Define rules to control what content Glean can crawl:
  • Set inclusion/exclusion rules
  • Configure content type filters
  • Customize crawling parameters
This step becomes available after saving the initial setup.
4

Start Crawling

Choose to either:
  • Start crawling immediately
  • Schedule crawling for later (can be initiated from the Get Started tab under Review Data Source Crawl)

Visibility Controls

Best Practices for New Data Sources

  1. Initially set visibility to “Visible to test group only”
  2. Configure your test group through the Manage test group option
  3. Let the test group verify search results and content accuracy
  4. Once verified, set visibility to “visible to everyone”
You can create multiple test groups to manage different rollout phases (e.g., “POC Admins” for initial testing, “Beta Users” for broader validation, “GA Rollout” for final verification). Each data source can be assigned to a specific test group. For detailed information on managing test groups, see Managing Result Visibility.
If your organization uses group-based permissions, you can populate test groups with identity provider groups (Azure AD or Google Groups) instead of adding individual users.
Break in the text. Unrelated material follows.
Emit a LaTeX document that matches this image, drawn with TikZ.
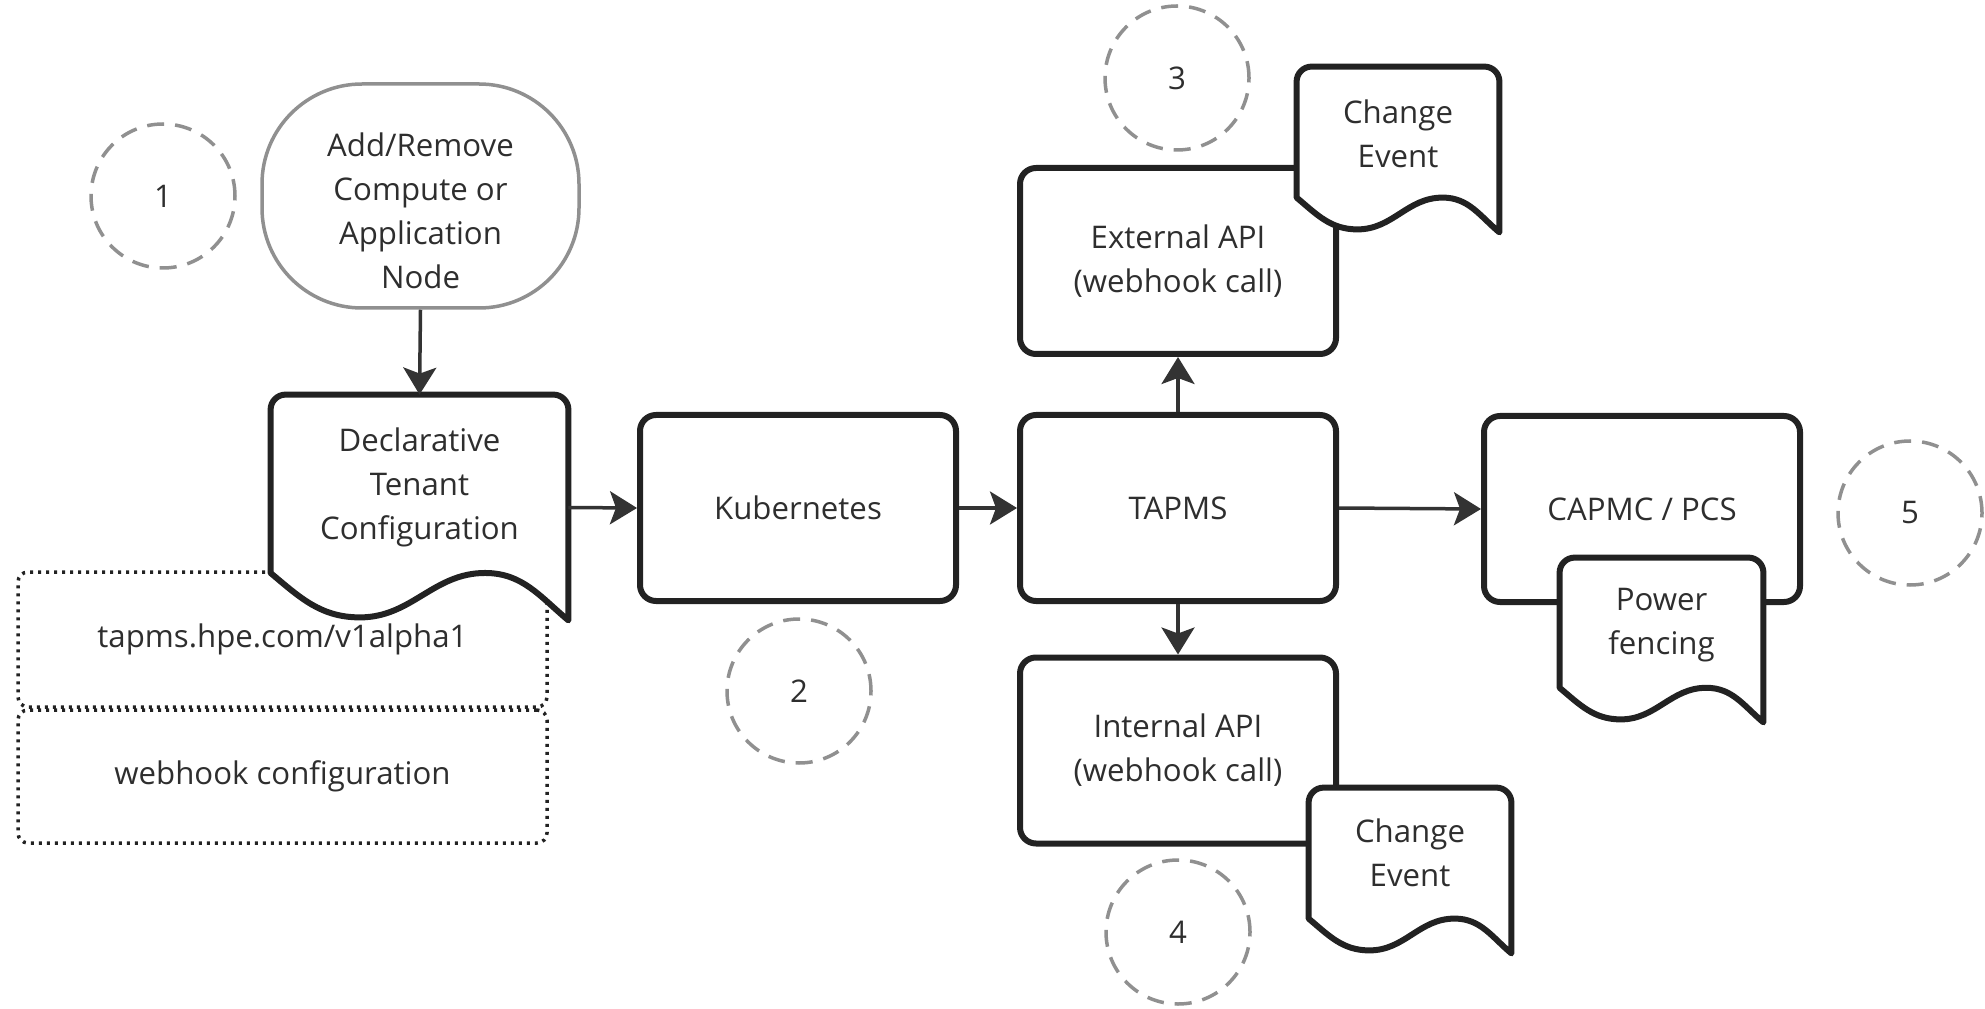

This simplifies management for large-scale rollouts.

Content Overview

Clicking into a specific data source reveals detailed information about:
  • Crawl status
  • Content indexing progress
  • Document types (e.g., for Dropbox):
    • Folder
    • Document
    • Spreadsheet
    • Paper
    • Video

Advanced Configuration

Managing Data Rules

Some data sources (like Google Drive) offer a dedicated “Manage Data” tab for advanced configuration options:
  • Define inclusion/exclusion rules
  • Set content type filters
  • Configure crawling parameters
If you need custom configurations for data sources without a “Manage Data” tab, contact support or your Glean representative. We continuously expand self-service configuration options.